* Material supplied *

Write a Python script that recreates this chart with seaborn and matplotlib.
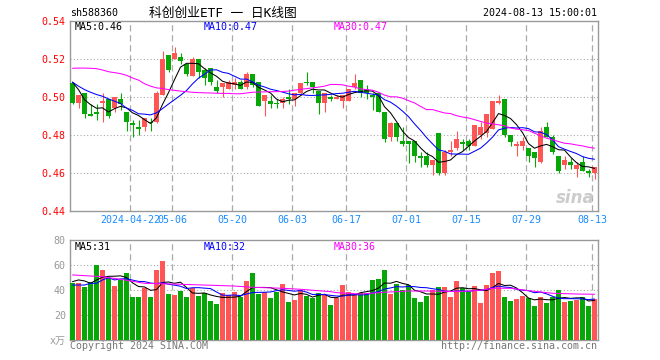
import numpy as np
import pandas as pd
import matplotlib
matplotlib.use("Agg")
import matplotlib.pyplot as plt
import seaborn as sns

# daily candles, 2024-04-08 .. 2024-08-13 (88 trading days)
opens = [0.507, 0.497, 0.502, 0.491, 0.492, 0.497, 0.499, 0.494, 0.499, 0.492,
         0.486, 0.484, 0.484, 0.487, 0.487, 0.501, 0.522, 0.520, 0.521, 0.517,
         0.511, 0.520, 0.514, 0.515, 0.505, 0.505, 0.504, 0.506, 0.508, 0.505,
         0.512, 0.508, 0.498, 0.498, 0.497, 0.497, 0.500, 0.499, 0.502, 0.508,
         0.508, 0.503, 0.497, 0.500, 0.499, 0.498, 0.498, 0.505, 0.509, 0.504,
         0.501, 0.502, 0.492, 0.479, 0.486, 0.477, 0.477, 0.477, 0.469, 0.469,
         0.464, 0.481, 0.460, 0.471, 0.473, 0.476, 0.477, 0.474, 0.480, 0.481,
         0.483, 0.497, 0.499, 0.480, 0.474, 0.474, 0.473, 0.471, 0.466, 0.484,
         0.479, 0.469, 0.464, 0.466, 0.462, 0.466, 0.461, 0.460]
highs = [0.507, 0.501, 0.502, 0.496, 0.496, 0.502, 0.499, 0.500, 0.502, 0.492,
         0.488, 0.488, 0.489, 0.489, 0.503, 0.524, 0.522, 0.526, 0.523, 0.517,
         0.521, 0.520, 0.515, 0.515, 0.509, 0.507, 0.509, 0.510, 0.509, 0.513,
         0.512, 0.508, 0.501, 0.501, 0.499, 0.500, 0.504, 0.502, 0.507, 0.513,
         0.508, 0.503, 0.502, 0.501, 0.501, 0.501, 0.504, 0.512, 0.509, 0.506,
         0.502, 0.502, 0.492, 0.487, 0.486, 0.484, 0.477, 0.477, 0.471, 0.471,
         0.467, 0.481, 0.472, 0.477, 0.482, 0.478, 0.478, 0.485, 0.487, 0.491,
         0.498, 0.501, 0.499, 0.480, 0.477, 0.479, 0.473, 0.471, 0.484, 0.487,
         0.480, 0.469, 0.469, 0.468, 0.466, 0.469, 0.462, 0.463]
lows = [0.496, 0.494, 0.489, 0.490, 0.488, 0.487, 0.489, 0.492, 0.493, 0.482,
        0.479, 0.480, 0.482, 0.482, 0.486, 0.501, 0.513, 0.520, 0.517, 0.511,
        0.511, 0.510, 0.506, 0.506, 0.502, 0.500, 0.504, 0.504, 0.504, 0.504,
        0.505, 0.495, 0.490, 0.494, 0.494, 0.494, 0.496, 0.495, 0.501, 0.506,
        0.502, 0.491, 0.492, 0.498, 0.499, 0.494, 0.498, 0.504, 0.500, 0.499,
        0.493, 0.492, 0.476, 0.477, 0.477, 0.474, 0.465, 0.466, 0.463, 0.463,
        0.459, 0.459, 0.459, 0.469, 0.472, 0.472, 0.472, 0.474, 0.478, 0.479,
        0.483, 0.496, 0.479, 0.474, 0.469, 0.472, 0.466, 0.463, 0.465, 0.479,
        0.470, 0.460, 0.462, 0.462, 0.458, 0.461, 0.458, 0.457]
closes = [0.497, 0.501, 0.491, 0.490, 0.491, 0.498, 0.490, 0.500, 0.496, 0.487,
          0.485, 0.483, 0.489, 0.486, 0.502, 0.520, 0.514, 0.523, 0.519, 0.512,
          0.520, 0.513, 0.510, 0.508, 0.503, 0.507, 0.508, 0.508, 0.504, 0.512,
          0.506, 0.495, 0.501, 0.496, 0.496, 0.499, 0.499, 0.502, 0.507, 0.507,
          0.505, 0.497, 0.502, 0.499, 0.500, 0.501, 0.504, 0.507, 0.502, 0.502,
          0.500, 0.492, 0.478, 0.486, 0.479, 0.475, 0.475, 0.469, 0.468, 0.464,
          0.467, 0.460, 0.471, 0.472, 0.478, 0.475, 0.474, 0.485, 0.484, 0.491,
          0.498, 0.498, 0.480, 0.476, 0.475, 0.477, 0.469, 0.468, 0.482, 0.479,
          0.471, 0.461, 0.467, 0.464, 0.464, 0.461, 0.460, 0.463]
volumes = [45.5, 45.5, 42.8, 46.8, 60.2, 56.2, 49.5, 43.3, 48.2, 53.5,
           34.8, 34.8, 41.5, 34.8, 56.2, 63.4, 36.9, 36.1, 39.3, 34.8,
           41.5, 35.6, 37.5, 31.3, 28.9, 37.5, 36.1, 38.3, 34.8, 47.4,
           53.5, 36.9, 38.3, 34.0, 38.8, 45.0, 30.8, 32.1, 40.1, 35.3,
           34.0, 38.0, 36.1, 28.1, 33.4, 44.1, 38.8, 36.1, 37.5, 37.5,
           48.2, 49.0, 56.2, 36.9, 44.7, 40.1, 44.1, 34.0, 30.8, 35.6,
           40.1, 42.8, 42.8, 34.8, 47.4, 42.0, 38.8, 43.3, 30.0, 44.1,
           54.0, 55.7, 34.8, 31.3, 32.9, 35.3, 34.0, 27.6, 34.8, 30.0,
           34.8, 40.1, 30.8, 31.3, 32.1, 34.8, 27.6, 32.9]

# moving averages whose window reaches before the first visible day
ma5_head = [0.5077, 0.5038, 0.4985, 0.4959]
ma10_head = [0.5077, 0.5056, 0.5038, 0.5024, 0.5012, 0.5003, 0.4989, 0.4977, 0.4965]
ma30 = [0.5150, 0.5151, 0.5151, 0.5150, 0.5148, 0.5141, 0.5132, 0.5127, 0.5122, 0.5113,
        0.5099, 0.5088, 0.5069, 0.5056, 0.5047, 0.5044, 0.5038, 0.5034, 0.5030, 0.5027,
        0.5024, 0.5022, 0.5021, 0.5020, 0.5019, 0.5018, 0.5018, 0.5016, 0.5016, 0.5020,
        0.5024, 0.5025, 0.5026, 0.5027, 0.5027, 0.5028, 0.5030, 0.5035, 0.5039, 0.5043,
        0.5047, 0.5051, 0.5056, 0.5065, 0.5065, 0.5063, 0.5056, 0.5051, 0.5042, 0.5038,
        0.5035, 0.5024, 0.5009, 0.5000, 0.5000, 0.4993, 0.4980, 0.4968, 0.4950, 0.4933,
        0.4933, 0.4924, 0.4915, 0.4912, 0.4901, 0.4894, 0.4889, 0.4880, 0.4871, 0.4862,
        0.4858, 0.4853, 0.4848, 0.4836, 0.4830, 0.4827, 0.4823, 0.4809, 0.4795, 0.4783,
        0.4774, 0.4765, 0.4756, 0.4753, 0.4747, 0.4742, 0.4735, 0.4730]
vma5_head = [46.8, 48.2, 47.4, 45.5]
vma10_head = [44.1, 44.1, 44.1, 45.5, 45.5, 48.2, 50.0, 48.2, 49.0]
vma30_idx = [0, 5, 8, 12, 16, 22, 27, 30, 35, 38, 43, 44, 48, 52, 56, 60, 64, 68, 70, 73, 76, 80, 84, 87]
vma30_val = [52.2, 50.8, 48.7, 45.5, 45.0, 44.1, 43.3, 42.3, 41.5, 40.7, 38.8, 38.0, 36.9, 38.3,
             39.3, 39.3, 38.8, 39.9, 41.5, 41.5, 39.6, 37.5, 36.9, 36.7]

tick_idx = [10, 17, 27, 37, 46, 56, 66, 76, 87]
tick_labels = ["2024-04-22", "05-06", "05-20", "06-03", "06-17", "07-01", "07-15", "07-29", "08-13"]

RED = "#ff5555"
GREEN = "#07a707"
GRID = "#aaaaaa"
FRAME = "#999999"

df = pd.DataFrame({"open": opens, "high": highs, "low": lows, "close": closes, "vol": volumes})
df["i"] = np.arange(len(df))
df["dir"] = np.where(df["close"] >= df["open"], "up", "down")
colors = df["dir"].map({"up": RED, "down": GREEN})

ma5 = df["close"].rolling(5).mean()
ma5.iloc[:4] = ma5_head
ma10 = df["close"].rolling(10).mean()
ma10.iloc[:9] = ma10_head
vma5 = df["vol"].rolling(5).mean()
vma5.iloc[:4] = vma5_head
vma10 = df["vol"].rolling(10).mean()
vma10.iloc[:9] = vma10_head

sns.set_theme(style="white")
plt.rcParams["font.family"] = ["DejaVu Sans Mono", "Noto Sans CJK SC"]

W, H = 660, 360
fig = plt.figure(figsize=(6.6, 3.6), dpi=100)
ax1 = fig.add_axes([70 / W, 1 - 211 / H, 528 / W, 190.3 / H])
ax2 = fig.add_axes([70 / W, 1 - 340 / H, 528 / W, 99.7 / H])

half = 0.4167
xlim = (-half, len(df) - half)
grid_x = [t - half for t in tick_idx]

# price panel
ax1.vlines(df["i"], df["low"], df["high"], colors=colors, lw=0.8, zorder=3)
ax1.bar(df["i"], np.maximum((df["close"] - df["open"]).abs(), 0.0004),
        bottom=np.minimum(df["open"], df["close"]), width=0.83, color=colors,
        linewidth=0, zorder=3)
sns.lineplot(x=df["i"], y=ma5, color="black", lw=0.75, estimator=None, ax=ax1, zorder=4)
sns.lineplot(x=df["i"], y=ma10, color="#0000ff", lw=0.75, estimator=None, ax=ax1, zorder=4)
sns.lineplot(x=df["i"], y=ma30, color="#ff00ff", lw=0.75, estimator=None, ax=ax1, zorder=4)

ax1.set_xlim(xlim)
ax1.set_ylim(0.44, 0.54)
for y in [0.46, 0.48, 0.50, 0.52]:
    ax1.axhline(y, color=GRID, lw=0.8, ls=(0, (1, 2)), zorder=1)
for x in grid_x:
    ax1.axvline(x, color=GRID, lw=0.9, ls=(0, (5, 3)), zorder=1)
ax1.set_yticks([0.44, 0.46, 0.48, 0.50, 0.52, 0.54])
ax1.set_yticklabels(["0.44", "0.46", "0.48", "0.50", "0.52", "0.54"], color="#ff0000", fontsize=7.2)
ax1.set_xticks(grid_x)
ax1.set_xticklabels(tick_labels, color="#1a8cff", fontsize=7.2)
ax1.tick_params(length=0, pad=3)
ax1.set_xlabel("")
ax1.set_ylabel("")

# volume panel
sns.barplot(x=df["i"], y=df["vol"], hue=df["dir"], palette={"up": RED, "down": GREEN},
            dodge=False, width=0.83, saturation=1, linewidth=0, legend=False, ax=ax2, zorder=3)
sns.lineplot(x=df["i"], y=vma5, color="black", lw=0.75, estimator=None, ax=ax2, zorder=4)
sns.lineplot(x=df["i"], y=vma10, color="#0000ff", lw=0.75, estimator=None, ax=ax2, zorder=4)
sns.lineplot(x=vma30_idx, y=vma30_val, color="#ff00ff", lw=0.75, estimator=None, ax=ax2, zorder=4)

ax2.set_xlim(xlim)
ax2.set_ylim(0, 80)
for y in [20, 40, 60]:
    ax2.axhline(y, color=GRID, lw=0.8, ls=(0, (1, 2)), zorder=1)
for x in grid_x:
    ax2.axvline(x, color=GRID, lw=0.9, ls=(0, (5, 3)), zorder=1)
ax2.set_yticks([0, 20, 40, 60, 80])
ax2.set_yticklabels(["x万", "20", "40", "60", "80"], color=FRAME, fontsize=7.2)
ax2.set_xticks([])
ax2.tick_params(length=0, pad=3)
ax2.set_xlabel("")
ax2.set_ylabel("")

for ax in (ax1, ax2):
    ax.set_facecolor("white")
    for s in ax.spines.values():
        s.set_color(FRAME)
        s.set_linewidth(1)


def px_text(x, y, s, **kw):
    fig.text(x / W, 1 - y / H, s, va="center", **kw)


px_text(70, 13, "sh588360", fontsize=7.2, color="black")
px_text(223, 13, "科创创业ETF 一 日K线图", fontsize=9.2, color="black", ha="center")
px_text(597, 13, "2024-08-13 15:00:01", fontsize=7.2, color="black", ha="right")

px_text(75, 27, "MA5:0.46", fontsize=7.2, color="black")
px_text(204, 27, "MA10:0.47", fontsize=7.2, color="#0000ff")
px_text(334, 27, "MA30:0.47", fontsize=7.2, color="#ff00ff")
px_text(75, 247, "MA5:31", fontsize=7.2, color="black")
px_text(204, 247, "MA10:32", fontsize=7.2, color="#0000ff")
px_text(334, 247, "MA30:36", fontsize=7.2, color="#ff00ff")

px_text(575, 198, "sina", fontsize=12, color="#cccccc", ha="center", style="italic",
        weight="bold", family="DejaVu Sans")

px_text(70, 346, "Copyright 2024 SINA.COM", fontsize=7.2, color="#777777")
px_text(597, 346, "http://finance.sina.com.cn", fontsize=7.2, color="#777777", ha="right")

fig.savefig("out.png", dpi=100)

...

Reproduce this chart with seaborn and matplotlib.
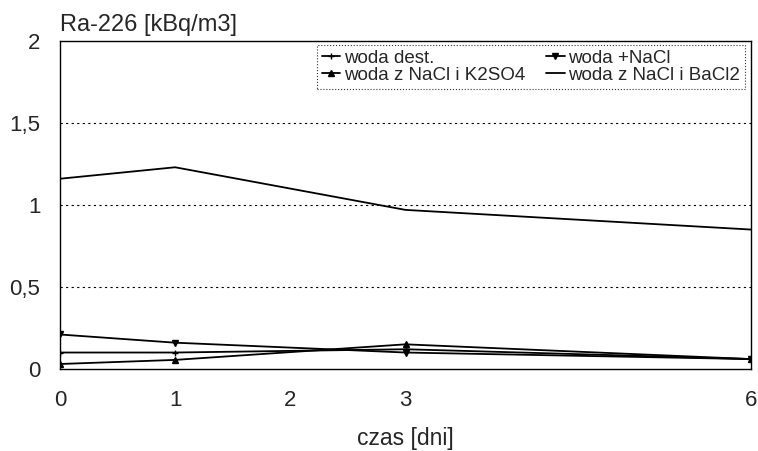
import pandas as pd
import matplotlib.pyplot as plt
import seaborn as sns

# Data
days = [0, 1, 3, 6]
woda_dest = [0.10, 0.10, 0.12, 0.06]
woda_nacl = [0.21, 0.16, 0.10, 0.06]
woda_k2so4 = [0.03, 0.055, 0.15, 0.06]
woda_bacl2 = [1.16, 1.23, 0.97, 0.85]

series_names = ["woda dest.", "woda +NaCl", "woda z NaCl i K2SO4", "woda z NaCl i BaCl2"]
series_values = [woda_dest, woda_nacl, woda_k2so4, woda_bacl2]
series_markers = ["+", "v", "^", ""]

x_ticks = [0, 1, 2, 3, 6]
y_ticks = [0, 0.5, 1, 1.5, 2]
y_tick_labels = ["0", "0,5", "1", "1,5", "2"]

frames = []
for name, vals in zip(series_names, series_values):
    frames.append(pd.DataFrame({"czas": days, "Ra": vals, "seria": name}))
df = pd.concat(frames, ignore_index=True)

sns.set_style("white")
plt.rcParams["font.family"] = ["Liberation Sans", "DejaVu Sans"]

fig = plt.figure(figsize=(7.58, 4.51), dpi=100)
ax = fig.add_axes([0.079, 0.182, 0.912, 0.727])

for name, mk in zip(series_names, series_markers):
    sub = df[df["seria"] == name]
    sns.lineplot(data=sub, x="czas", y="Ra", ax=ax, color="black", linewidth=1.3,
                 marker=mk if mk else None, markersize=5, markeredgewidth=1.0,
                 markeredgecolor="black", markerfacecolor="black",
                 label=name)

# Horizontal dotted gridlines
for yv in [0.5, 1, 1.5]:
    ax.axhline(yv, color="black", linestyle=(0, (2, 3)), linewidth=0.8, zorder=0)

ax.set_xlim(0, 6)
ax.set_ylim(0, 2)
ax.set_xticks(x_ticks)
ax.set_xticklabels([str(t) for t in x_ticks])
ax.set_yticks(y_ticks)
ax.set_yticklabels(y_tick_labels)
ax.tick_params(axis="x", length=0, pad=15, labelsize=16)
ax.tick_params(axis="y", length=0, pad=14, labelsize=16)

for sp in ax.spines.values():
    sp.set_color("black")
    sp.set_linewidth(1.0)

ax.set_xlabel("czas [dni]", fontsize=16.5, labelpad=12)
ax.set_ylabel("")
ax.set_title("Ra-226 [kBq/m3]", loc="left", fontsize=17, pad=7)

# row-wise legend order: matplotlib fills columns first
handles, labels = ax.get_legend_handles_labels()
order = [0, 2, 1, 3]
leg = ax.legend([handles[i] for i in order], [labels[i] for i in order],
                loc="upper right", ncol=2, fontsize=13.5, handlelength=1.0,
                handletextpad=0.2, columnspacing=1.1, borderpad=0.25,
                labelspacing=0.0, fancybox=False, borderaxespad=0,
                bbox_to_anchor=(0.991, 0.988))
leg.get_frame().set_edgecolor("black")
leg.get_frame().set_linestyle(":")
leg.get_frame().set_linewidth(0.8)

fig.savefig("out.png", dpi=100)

* Exercise aim *
Leaving the pictures out, write out exactly the lines from the line containing "Reproduce this chart" through the line containing "label=name)", both included.

* Answer for this exercise *
Reproduce this chart with seaborn and matplotlib.
import pandas as pd
import matplotlib.pyplot as plt
import seaborn as sns

# Data
days = [0, 1, 3, 6]
woda_dest = [0.10, 0.10, 0.12, 0.06]
woda_nacl = [0.21, 0.16, 0.10, 0.06]
woda_k2so4 = [0.03, 0.055, 0.15, 0.06]
woda_bacl2 = [1.16, 1.23, 0.97, 0.85]

series_names = ["woda dest.", "woda +NaCl", "woda z NaCl i K2SO4", "woda z NaCl i BaCl2"]
series_values = [woda_dest, woda_nacl, woda_k2so4, woda_bacl2]
series_markers = ["+", "v", "^", ""]

x_ticks = [0, 1, 2, 3, 6]
y_ticks = [0, 0.5, 1, 1.5, 2]
y_tick_labels = ["0", "0,5", "1", "1,5", "2"]

frames = []
for name, vals in zip(series_names, series_values):
    frames.append(pd.DataFrame({"czas": days, "Ra": vals, "seria": name}))
df = pd.concat(frames, ignore_index=True)

sns.set_style("white")
plt.rcParams["font.family"] = ["Liberation Sans", "DejaVu Sans"]

fig = plt.figure(figsize=(7.58, 4.51), dpi=100)
ax = fig.add_axes([0.079, 0.182, 0.912, 0.727])

for name, mk in zip(series_names, series_markers):
    sub = df[df["seria"] == name]
    sns.lineplot(data=sub, x="czas", y="Ra", ax=ax, color="black", linewidth=1.3,
                 marker=mk if mk else None, markersize=5, markeredgewidth=1.0,
                 markeredgecolor="black", markerfacecolor="black",
                 label=name)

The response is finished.